In UCS LDAP is configured to use the local certificate for StartTLS, based on the root certificate of the UCS.
We have some external servers that I would like to connect to LDAP StartTLS.
To achieve this
I configured the firewall to forward the LDAP queries to our UCS
as a public FQDN is used, I changed the certificate information in /etc/ldap/slapd.conf. The certificate belonging to the public FQDN is used.
LDAP StartTLS is now working fine for external queries, unfortunately I broke the internal LDAP system of UCS. I tried to fix this by changing the following variables:
ldap/master
ldap/server/name
After this change, some policies are not met anymore.
Is it possible to change hostname and certificate used for LDAP StartTLS?
While it is possible to configure a different certificate for the Webserver it appears to be a harder task to replace the UCS-CA for other services. There are too many dependencies to resolve.
Instead of changing the certificate for LDAP I would rather try to configure the client to accept this self-signed cert.

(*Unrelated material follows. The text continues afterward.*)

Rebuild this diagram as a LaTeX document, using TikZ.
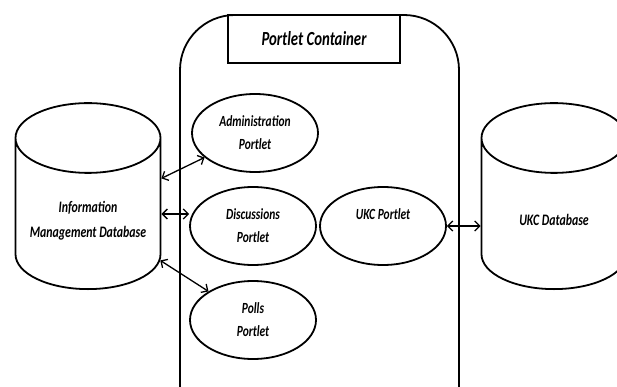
\documentclass[tikz,border=0pt]{standalone}
\usepackage{fontspec}
\setmainfont{Carlito}[FakeStretch=0.74]
\usetikzlibrary{shapes.geometric,arrows.meta}
\tikzset{
    portlet/.style={draw, ellipse, line width=1.8pt, minimum width=126pt, minimum height=78pt,
        inner sep=0pt, align=center, font=\bfseries\itshape\fontsize{15.5}{23}\selectfont},
    dblabel/.style={align=center, font=\bfseries\itshape\fontsize{16}{25}\selectfont},
    database/.style={dblabel, draw, cylinder, shape border rotate=90, aspect=0.6, line width=1.8pt,
        minimum width=145pt, minimum height=186pt, inner sep=0pt},
    link/.style={{Straight Barb[length=5pt,width=10pt]}-{Straight Barb[length=5pt,width=10pt]}, line width=1.3pt}
}
\newcommand{\dbspace}{\phantom{Information}\\\phantom{Management Database}}

\begin{document}
\begin{tikzpicture}[x=1pt, y=-1pt]

    \useasboundingbox (0, 0) rectangle (617, 387);

    % Contenedor de portlets
    \draw[line width=1.8pt, rounded corners=55pt] (180, 15) rectangle (459, 440);
    \node[draw, line width=1.8pt, minimum width=172pt, minimum height=48pt,
        font=\bfseries\itshape\fontsize{20}{22}\selectfont] (title) at (314, 39) {Portlet Container};

    \node[portlet] (admin) at (255, 133) {Administration\\Portlet};
    \node[portlet] (disc) at (253, 226) {Discussions\\Portlet};
    \node[portlet] (polls) at (253, 320) {Polls\\Portlet};
    \node[portlet] (ukc) at (383, 226) {UKC Portlet\\\mbox{}};

    % Bases de datos
    \node[database] (imd) at (88, 214) {\dbspace};
    \node[database] (ukcdb) at (554, 214) {\dbspace};
    \node[dblabel] (imdtext) at ([yshift=-7pt]imd.center) {Information\\Management Database};
    \node[dblabel] (ukcdbtext) at ([yshift=-6pt]ukcdb.center) {UKC Database};

    \draw[link] (imd) -- (admin);
    \draw[link] (imd.east) -- (imd.east -| disc.west);
    \draw[link] (imd) -- (polls);
    \draw[link] (ukc.east) -- (ukc.east -| ukcdb.west);
\end{tikzpicture}
\end{document}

Thanks for your reply. The first challenge is that the client is not on our private network. Moving the server would be a solution.
Another challenge is that my colleagues are quite sceptical about using the Root Certificate of the UCS. They think - in general - that their bank account is not safe anymore after installing the root certificate.
The creation of the UCS-CA is a transparent process which is described in Renewing the complete SSL chain. All sources are available.
I am tempted to have more trust in certificates derived from this CA than to some other certs in the pre-installed cert store of the operating system.